What frustrates me, Sal, is that the Liberals, even if they are well-intentioned, will declare a national emergency but won't accept that same fact. True to form they believe you negotiate your way out of existential threats. How do you negotiate with a house engulfed in fire?

Justin's sophomoric approach is to contrive a "win-win" solution. Fight climate change while also expanding the petro-economy. He tells us, as though it was fact, that we can have both but that's political horse shit that has become so commonplace today. Nowhere does he lay out a specific plan showing that can be done. He wants us to take it "on faith." It's magical thinking which is a hell of a weapon to bring to bear on an existential threat.
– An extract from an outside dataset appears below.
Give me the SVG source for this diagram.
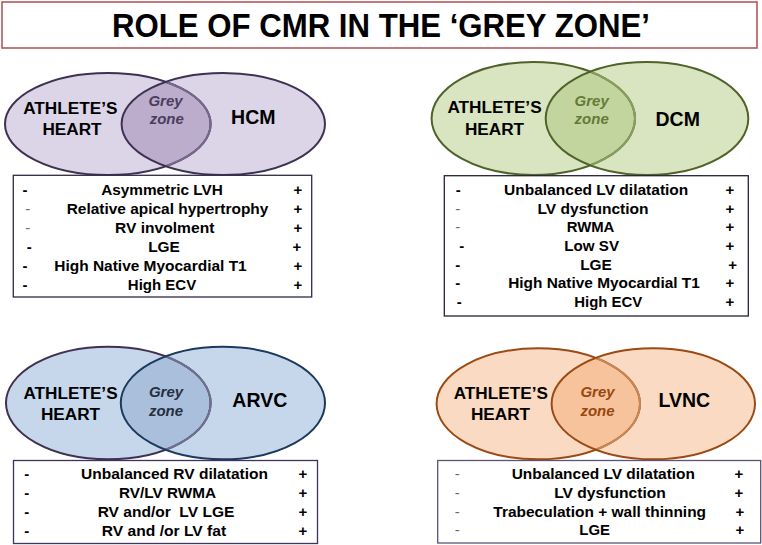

I don't believe he is either sincere or well-intentioned. Were he either of those he would be able to defend his meagre emissions cuts plan against the '50 by 30' warning. Why is he not adopting that target? Why can we do so much less?

You will never hear a Tory or a Liberal mention the fact that Canada is both a top overall GHG emitter and one of the three top per capita emitters. Why not? Is it because that would make plain Canada's responsibility to lead the fight to decarbonize instead of lurking in the shadows waiting for other countries to lead? The facts speak for themselves so why do the Tories and Libs always avoid them?

We are in an emergency, a truly existential emergency. When you're informed there are three bombers coming over the pole you don't say that, maybe if you can get two of them you can still take in that movie tonight.

Churchill put it more eloquently when he said that "Sometimes it is not enough to do our best. Sometimes we must do what is required." You won't hear that coming from our leaders.

Anonymous said...

The Liberals and others have used the negotiation technique within the confines of neoliberalism to the point, they cannot think outside that box until one of the boards loosens enough and wacks them in the head hard enough they will see the light. By that time, it will be too late. Anyong

The Mound of Sound said...


I expect you're right, Anyong. Vision and courage have little currency in the neoliberal era.